Minor improvements like grammar, spelling or link fixes are always welcome – both from Zalando employees and from outsiders.
Just open a pull request. The maintainers will review it and usually merge. If you see something wrong, but don’t know how to fix it, please open an issue.
For major changes to an existing rule (or adding a new rule), a discussion and decision by Zalando’s API guild is needed.
For this, we generally only consider arguments which also apply to Zalando’s situation, as these are Zalando’s guidelines, not generic guidelines for everyone.
So such changes typically (but not exclusively) will be suggested by Zalando employees. Feel free to open an issue first outlining the need, or (if you are an employee) contact us in our internal #guild-api chat, or come to one of our bi-weekly meetings to discuss this.
After we have some general alignment on what kind of rule (change) we want, someone will be assigned to write a PR. We welcome volunteers (please note in your issue that you volunteer, if you can’t be in the meeting).
You may also directly create a PR, but to avoid spending time on big changes which won’t be accepted, we recommend to start with an issue.
DON’T push to the master branch directly. (This mainly applies to people with write/admin access.) Always use pull requests and let people discuss changes in pull request.
Pull requests should only be merged after all discussions have been concluded and at least 2 reviewers gave their approvals. (This should be automatically enforced by Zalando’s ComPR tool, but if it doesn’t work, please don’t circumvent it.)
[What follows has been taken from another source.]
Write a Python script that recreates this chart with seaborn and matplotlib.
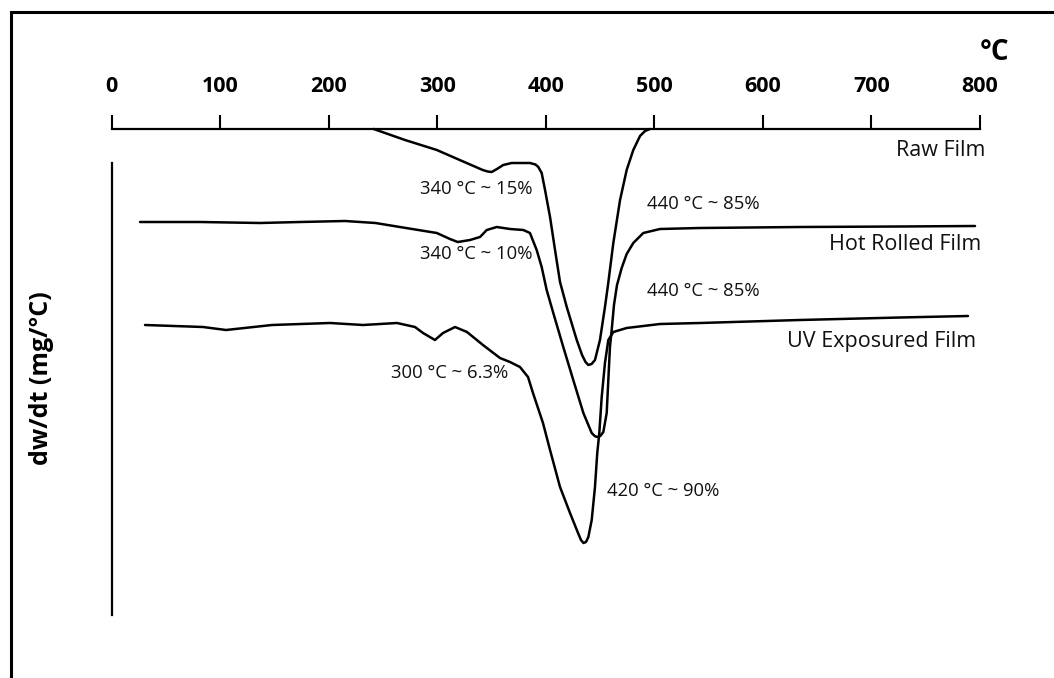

When your pull request does major changes, please also add an entry to
the changelog. If you are a Zalando employee with access to the internal
zllm tool, you can update it automatically by running:
make changelogThis detects the latest changelog entry date, analyzes commits since
then, and inserts new entries into chapters/changelog.adoc.
Each of the rules has a unique ID. A Rule ID is immutable and durable. It doesn’t change until the content of the rule changes significantly so that it does not make sense to identify it with the old Rule ID.
In order to ensure the uniqueness of the IDs you can use make check-rules.
Preferably, you add this command as a pre-commit hook to your local
repository.
To generate a new unique Rule ID simply run make next-rule-id.